YOUR INSTRUCTIONS. Each line from the top of the listing through the one holding "import plotly.graph_objects as go" should be restated word for word, with nothing added and no pictures.

DATA EXTRACT.

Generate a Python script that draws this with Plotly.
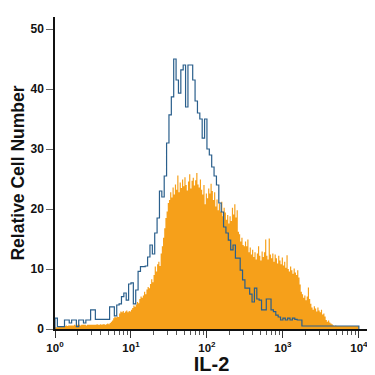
import plotly.graph_objects as go

# Orange (IL-2 stained) histogram: 256 channels over 4 decades (64 per decade)
orange_counts = [
    0.3,0.3,0.3,0.4,0.4,0.5,0.5,0.5,0.5,0.6,0.5,0.6,0.6,0.6,0.6,0.6,
    0.7,0.6,0.7,0.7,0.7,0.6,0.7,0.7,0.7,0.7,0.6,0.7,0.7,0.7,0.7,0.7,
    0.7,0.7,0.7,0.8,0.7,0.7,0.8,0.7,0.8,0.8,0.7,0.8,0.9,0.8,1.0,1.2,
    1.4,1.8,2.0,1.9,2.1,2.0,2.6,2.9,2.8,3.0,2.7,2.9,3.1,2.8,3.0,2.9,
    3.2,3.5,3.9,3.7,4.1,4.5,4.3,5.0,5.4,5.2,5.6,6.2,5.8,6.6,7.0,6.8,
    7.5,8.3,7.8,9.0,10.4,9.6,10.8,11.2,10.5,12.6,13.8,15.2,16.8,18.5,19.6,21.0,
    21.5,22.8,21.9,23.6,22.4,24.1,23.2,25.6,22.8,24.4,23.5,24.9,23.8,25.3,24.0,23.1,
    24.6,25.8,23.4,24.7,25.2,23.9,24.8,26.0,24.1,23.6,24.9,23.2,22.4,24.0,20.8,22.6,
    21.8,23.4,22.6,24.2,23.0,21.5,22.8,20.4,21.6,19.8,20.9,19.6,21.2,18.8,20.2,19.4,
    18.2,19.0,17.6,18.8,18.0,20.2,19.1,20.8,18.6,19.8,16.2,15.8,14.6,15.2,14.0,13.8,
    14.6,13.8,14.9,12.8,13.6,12.4,13.2,12.0,12.8,11.6,12.6,13.8,12.2,11.4,12.9,12.0,
    12.8,14.9,12.2,11.6,15.1,12.4,11.8,12.6,11.2,12.4,11.8,10.9,12.2,11.4,10.8,11.9,
    10.6,11.2,10.2,12.3,10.0,9.6,10.4,9.8,9.2,10.1,9.4,9.0,9.8,8.6,7.4,6.2,
    5.8,5.2,5.6,4.8,5.4,6.9,5.0,4.2,3.6,3.2,3.8,3.4,2.9,3.6,3.1,2.8,
    3.2,2.4,2.6,2.1,1.5,1.2,1.4,1.1,0.9,0.8,0.6,0.5,0.6,0.5,0.5,0.5,
    0.5,0.5,0.5,0.5,0.5,0.5,0.5,0.5,0.5,0.5,0.5,0.5,0.5,0.5,0.5,0.5,
]

# Blue (isotype control) histogram: 128 channels over 4 decades (32 per decade)
blue_counts = [
    1.8,0.4,0.4,0.4,1.5,1.5,1.0,1.5,
    1.5,0.4,1.5,1.5,1.0,1.5,1.5,3.2,
    3.2,1.6,1.6,1.6,1.6,1.6,1.6,3.7,
    3.7,2.2,4.0,4.2,5.4,6.0,4.8,7.5,
    7.7,4.2,6.5,9.6,10.4,10.4,10.5,12.0,
    14.0,12.5,16.0,18.5,23.0,22.0,25.5,31.0,
    35.7,38.7,45.0,41.5,39.3,43.2,44.0,37.0,
    44.0,44.0,41.5,38.0,36.0,35.0,31.8,35.0,
    30.0,29.0,27.0,25.5,24.0,21.0,19.5,17.0,
    16.0,14.8,13.2,14.0,11.8,11.8,9.8,8.2,
    6.8,6.8,5.8,4.5,6.8,5.0,4.8,3.2,
    3.2,5.0,5.0,3.2,2.9,2.3,2.0,1.5,
    1.8,1.5,1.8,1.5,1.8,1.6,1.5,1.5,
    0.5,0.5,0.5,0.5,0.5,0.5,0.5,0.5,
    0.5,0.5,0.5,0.5,0.5,0.5,0.5,0.5,
    0.5,0.5,0.5,0.5,0.5,0.5,0.5,0.5,
]

x_tick_vals = [1, 10, 100, 1000, 10000]
x_tick_text = ["<b>10<sup>0</sup></b>", "<b>10<sup>1</sup></b>", "<b>10<sup>2</sup></b>",
               "<b>10<sup>3</sup></b>", "<b>10<sup>4</sup></b>"]
y_tick_vals = [0, 10, 20, 30, 40, 50]
x_title = "<b>IL-2</b>"
y_title = "<b>Relative Cell Number</b>"


def step_xy(counts, decades=4.0):
    n = len(counts)
    edges = [10 ** (decades * i / n) for i in range(n + 1)]
    xs = [edges[0]] + edges
    ys = [0] + list(counts) + [0]
    xs = xs + [edges[-1]]
    return xs, ys


ox, oy = step_xy(orange_counts)
bx, by = step_xy(blue_counts)

fig = go.Figure()
fig.add_trace(go.Scatter(
    x=ox, y=oy, mode="lines", line=dict(shape="hv", width=0, color="#F6A01A"),
    fill="tozeroy", fillcolor="#F6A01A", hoverinfo="skip", showlegend=False))
fig.add_trace(go.Scatter(
    x=bx, y=by, mode="lines", line=dict(shape="hv", width=1.2, color="#2A5F8C"),
    hoverinfo="skip", showlegend=False))

minor_vals = [m * 10 ** d for d in range(4) for m in range(2, 10)]

# The page body has an 8px margin, so the figure is drawn 8px in from the top-left.
fig.update_layout(
    width=367, height=367,
    margin=dict(l=47, r=7, t=9, b=46),
    paper_bgcolor="white", plot_bgcolor="white",
    font=dict(family="Liberation Sans, Arial, sans-serif", color="#111"),
    xaxis=dict(
        type="log", range=[0, 4.12], automargin=False,
        tickvals=x_tick_vals, ticktext=x_tick_text,
        ticks="outside", ticklen=7, tickwidth=1, tickcolor="#333",
        minor=dict(tickvals=minor_vals, ticks="outside", ticklen=4, tickcolor="#555", tickwidth=1),
        showline=True, linecolor="#111", linewidth=1.5,
        showgrid=False, zeroline=False,
        tickfont=dict(size=11.5, color="#111"),
        title=dict(text=x_title, font=dict(size=20, color="#111"), standoff=4),
    ),
    yaxis=dict(
        range=[0, 52], automargin=False,
        tickvals=y_tick_vals, ticktext=["<b>%d</b>" % v for v in y_tick_vals],
        ticks="outside", ticklen=7, tickwidth=1, tickcolor="#666",
        showline=True, linecolor="#111", linewidth=1.5,
        showgrid=False, zeroline=False,
        tickfont=dict(size=12, color="#111"),
        title=dict(text=y_title, font=dict(size=17.5, color="#111"), standoff=6),
    ),
)

fig.write_html("out.html")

OUTPUT FOR THIS EXERCISE.
Generate a Python script that draws this with Plotly.
import plotly.graph_objects as go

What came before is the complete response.